SOURCE EXCERPT
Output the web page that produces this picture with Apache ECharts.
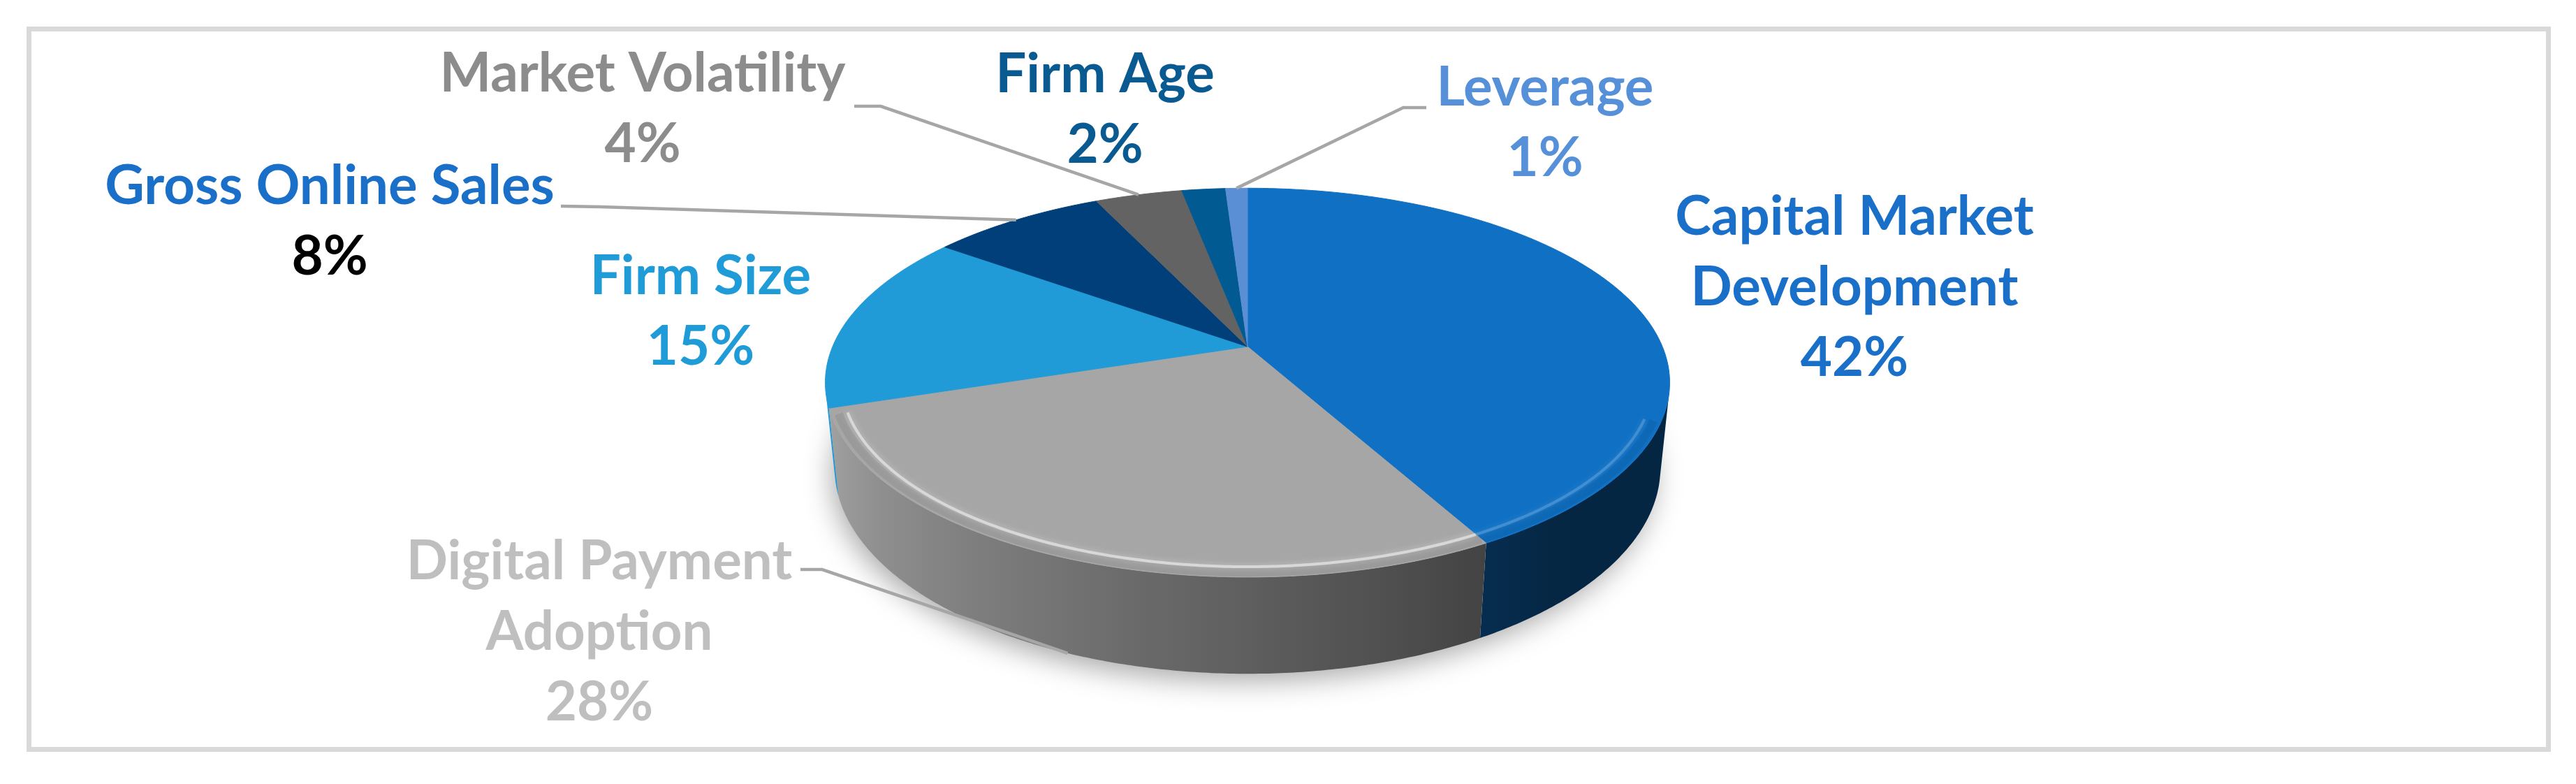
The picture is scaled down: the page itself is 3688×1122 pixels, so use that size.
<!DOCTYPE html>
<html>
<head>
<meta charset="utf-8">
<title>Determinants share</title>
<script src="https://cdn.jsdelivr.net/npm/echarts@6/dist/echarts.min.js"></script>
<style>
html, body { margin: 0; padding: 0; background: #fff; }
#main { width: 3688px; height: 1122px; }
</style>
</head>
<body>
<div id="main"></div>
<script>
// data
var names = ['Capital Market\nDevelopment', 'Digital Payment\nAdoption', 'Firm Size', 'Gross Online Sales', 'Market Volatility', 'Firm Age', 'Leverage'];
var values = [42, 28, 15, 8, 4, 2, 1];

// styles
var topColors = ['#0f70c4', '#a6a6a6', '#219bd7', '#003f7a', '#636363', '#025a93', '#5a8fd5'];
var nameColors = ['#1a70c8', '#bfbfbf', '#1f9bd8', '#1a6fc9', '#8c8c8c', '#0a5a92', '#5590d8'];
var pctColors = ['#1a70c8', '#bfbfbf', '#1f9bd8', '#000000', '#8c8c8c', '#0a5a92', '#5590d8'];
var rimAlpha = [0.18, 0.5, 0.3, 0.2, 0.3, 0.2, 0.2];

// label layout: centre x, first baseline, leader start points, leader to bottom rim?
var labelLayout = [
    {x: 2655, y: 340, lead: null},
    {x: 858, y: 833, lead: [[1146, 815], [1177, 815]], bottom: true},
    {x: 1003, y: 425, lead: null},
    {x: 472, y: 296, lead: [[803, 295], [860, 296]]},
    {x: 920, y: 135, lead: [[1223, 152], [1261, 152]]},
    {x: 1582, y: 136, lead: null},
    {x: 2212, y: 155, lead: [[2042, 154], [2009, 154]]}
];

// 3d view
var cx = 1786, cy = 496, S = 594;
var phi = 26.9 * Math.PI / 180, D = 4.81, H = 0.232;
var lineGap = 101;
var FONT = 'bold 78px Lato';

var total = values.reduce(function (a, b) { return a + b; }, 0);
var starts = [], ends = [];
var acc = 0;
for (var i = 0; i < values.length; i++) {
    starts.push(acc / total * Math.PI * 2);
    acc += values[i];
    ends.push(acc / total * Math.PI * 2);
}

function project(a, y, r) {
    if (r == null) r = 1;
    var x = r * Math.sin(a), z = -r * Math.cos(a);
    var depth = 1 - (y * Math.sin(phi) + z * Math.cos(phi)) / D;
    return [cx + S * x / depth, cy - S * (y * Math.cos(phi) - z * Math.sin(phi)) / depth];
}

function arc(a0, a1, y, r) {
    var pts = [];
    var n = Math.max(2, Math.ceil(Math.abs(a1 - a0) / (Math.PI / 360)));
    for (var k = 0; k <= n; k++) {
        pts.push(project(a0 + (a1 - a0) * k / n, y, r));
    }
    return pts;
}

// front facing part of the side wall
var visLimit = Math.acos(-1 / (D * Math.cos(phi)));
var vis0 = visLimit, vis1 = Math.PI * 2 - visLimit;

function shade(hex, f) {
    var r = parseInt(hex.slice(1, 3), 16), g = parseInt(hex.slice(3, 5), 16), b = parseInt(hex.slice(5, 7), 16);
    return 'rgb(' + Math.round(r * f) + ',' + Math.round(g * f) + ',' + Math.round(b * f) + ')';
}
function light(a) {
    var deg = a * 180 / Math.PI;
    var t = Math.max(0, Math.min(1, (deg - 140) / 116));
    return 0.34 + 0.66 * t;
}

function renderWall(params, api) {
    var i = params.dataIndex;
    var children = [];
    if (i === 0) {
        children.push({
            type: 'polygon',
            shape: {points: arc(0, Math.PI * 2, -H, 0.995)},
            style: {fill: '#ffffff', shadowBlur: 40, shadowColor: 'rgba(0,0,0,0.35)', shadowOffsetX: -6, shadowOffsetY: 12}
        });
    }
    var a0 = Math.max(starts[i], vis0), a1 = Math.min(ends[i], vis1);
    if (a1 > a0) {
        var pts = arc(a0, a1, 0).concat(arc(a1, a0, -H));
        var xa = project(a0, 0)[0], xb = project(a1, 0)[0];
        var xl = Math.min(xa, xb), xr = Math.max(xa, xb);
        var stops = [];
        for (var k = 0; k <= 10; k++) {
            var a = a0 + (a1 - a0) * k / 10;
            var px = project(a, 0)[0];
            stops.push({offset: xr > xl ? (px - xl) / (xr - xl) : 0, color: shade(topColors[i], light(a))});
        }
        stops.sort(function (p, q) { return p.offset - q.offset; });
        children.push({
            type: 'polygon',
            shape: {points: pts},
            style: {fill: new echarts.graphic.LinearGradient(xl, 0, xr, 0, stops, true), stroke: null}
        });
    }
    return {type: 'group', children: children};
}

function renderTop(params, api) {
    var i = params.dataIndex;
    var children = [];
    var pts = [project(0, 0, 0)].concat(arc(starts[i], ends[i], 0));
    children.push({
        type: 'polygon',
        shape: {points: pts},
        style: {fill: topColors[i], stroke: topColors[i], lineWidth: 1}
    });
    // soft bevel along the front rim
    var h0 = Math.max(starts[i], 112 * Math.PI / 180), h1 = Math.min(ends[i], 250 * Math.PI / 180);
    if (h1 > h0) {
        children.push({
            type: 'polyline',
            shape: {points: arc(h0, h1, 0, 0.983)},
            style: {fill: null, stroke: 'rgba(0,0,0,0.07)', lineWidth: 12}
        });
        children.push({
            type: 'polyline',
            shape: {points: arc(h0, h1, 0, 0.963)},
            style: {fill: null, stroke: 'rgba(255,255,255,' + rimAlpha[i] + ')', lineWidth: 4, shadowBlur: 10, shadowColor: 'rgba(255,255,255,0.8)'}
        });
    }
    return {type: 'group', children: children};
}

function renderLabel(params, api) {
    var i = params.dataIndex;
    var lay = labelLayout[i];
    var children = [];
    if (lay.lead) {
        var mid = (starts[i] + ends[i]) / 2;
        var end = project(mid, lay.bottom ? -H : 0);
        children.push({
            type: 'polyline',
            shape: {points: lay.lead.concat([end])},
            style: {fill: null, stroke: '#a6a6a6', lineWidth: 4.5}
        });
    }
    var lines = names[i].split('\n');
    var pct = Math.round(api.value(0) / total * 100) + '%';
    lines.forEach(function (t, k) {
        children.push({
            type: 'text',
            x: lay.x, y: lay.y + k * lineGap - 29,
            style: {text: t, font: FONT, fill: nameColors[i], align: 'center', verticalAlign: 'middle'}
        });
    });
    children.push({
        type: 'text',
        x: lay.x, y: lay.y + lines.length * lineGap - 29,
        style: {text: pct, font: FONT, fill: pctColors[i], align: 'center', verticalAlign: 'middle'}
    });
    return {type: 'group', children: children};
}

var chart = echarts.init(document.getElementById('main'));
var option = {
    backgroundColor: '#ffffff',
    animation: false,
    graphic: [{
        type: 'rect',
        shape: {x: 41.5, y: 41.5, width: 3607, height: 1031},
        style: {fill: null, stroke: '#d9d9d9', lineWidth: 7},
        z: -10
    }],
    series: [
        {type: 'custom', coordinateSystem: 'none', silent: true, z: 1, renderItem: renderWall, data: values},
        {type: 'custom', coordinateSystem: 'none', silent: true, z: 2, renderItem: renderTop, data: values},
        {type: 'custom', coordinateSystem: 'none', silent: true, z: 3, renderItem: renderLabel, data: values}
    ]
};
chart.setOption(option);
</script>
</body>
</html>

AIM
Retype everything in the material word for word, minus pictures.

TASK RESULT
Output the web page that produces this picture with Apache ECharts.
The picture is scaled down: the page itself is 3688×1122 pixels, so use that size.
<!DOCTYPE html>
<html>
<head>
<meta charset="utf-8">
<title>Determinants share</title>
<script src="https://cdn.jsdelivr.net/npm/echarts@6/dist/echarts.min.js"></script>
<style>
html, body { margin: 0; padding: 0; background: #fff; }
#main { width: 3688px; height: 1122px; }
</style>
</head>
<body>
<div id="main"></div>
<script>
// data
var names = ['Capital Market\nDevelopment', 'Digital Payment\nAdoption', 'Firm Size', 'Gross Online Sales', 'Market Volatility', 'Firm Age', 'Leverage'];
var values = [42, 28, 15, 8, 4, 2, 1];

// styles
var topColors = ['#0f70c4', '#a6a6a6', '#219bd7', '#003f7a', '#636363', '#025a93', '#5a8fd5'];
var nameColors = ['#1a70c8', '#bfbfbf', '#1f9bd8', '#1a6fc9', '#8c8c8c', '#0a5a92', '#5590d8'];
var pctColors = ['#1a70c8', '#bfbfbf', '#1f9bd8', '#000000', '#8c8c8c', '#0a5a92', '#5590d8'];
var rimAlpha = [0.18, 0.5, 0.3, 0.2, 0.3, 0.2, 0.2];

// label layout: centre x, first baseline, leader start points, leader to bottom rim?
var labelLayout = [
    {x: 2655, y: 340, lead: null},
    {x: 858, y: 833, lead: [[1146, 815], [1177, 815]], bottom: true},
    {x: 1003, y: 425, lead: null},
    {x: 472, y: 296, lead: [[803, 295], [860, 296]]},
    {x: 920, y: 135, lead: [[1223, 152], [1261, 152]]},
    {x: 1582, y: 136, lead: null},
    {x: 2212, y: 155, lead: [[2042, 154], [2009, 154]]}
];

// 3d view
var cx = 1786, cy = 496, S = 594;
var phi = 26.9 * Math.PI / 180, D = 4.81, H = 0.232;
var lineGap = 101;
var FONT = 'bold 78px Lato';

var total = values.reduce(function (a, b) { return a + b; }, 0);
var starts = [], ends = [];
var acc = 0;
for (var i = 0; i < values.length; i++) {
    starts.push(acc / total * Math.PI * 2);
    acc += values[i];
    ends.push(acc / total * Math.PI * 2);
}

function project(a, y, r) {
    if (r == null) r = 1;
    var x = r * Math.sin(a), z = -r * Math.cos(a);
    var depth = 1 - (y * Math.sin(phi) + z * Math.cos(phi)) / D;
    return [cx + S * x / depth, cy - S * (y * Math.cos(phi) - z * Math.sin(phi)) / depth];
}

function arc(a0, a1, y, r) {
    var pts = [];
    var n = Math.max(2, Math.ceil(Math.abs(a1 - a0) / (Math.PI / 360)));
    for (var k = 0; k <= n; k++) {
        pts.push(project(a0 + (a1 - a0) * k / n, y, r));
    }
    return pts;
}

// front facing part of the side wall
var visLimit = Math.acos(-1 / (D * Math.cos(phi)));
var vis0 = visLimit, vis1 = Math.PI * 2 - visLimit;

function shade(hex, f) {
    var r = parseInt(hex.slice(1, 3), 16), g = parseInt(hex.slice(3, 5), 16), b = parseInt(hex.slice(5, 7), 16);
    return 'rgb(' + Math.round(r * f) + ',' + Math.round(g * f) + ',' + Math.round(b * f) + ')';
}
function light(a) {
    var deg = a * 180 / Math.PI;
    var t = Math.max(0, Math.min(1, (deg - 140) / 116));
    return 0.34 + 0.66 * t;
}

function renderWall(params, api) {
    var i = params.dataIndex;
    var children = [];
    if (i === 0) {
        children.push({
            type: 'polygon',
            shape: {points: arc(0, Math.PI * 2, -H, 0.995)},
            style: {fill: '#ffffff', shadowBlur: 40, shadowColor: 'rgba(0,0,0,0.35)', shadowOffsetX: -6, shadowOffsetY: 12}
        });
    }
    var a0 = Math.max(starts[i], vis0), a1 = Math.min(ends[i], vis1);
    if (a1 > a0) {
        var pts = arc(a0, a1, 0).concat(arc(a1, a0, -H));
        var xa = project(a0, 0)[0], xb = project(a1, 0)[0];
        var xl = Math.min(xa, xb), xr = Math.max(xa, xb);
        var stops = [];
        for (var k = 0; k <= 10; k++) {
            var a = a0 + (a1 - a0) * k / 10;
            var px = project(a, 0)[0];
            stops.push({offset: xr > xl ? (px - xl) / (xr - xl) : 0, color: shade(topColors[i], light(a))});
        }
        stops.sort(function (p, q) { return p.offset - q.offset; });
        children.push({
            type: 'polygon',
            shape: {points: pts},
            style: {fill: new echarts.graphic.LinearGradient(xl, 0, xr, 0, stops, true), stroke: null}
        });
    }
    return {type: 'group', children: children};
}

function renderTop(params, api) {
    var i = params.dataIndex;
    var children = [];
    var pts = [project(0, 0, 0)].concat(arc(starts[i], ends[i], 0));
    children.push({
        type: 'polygon',
        shape: {points: pts},
        style: {fill: topColors[i], stroke: topColors[i], lineWidth: 1}
    });
    // soft bevel along the front rim
    var h0 = Math.max(starts[i], 112 * Math.PI / 180), h1 = Math.min(ends[i], 250 * Math.PI / 180);
    if (h1 > h0) {
        children.push({
            type: 'polyline',
            shape: {points: arc(h0, h1, 0, 0.983)},
            style: {fill: null, stroke: 'rgba(0,0,0,0.07)', lineWidth: 12}
        });
        children.push({
            type: 'polyline',
            shape: {points: arc(h0, h1, 0, 0.963)},
            style: {fill: null, stroke: 'rgba(255,255,255,' + rimAlpha[i] + ')', lineWidth: 4, shadowBlur: 10, shadowColor: 'rgba(255,255,255,0.8)'}
        });
    }
    return {type: 'group', children: children};
}

function renderLabel(params, api) {
    var i = params.dataIndex;
    var lay = labelLayout[i];
    var children = [];
    if (lay.lead) {
        var mid = (starts[i] + ends[i]) / 2;
        var end = project(mid, lay.bottom ? -H : 0);
        children.push({
            type: 'polyline',
            shape: {points: lay.lead.concat([end])},
            style: {fill: null, stroke: '#a6a6a6', lineWidth: 4.5}
        });
    }
    var lines = names[i].split('\n');
    var pct = Math.round(api.value(0) / total * 100) + '%';
    lines.forEach(function (t, k) {
        children.push({
            type: 'text',
            x: lay.x, y: lay.y + k * lineGap - 29,
            style: {text: t, font: FONT, fill: nameColors[i], align: 'center', verticalAlign: 'middle'}
        });
    });
    children.push({
        type: 'text',
        x: lay.x, y: lay.y + lines.length * lineGap - 29,
        style: {text: pct, font: FONT, fill: pctColors[i], align: 'center', verticalAlign: 'middle'}
    });
    return {type: 'group', children: children};
}

var chart = echarts.init(document.getElementById('main'));
var option = {
    backgroundColor: '#ffffff',
    animation: false,
    graphic: [{
        type: 'rect',
        shape: {x: 41.5, y: 41.5, width: 3607, height: 1031},
        style: {fill: null, stroke: '#d9d9d9', lineWidth: 7},
        z: -10
    }],
    series: [
        {type: 'custom', coordinateSystem: 'none', silent: true, z: 1, renderItem: renderWall, data: values},
        {type: 'custom', coordinateSystem: 'none', silent: true, z: 2, renderItem: renderTop, data: values},
        {type: 'custom', coordinateSystem: 'none', silent: true, z: 3, renderItem: renderLabel, data: values}
    ]
};
chart.setOption(option);
</script>
</body>
</html>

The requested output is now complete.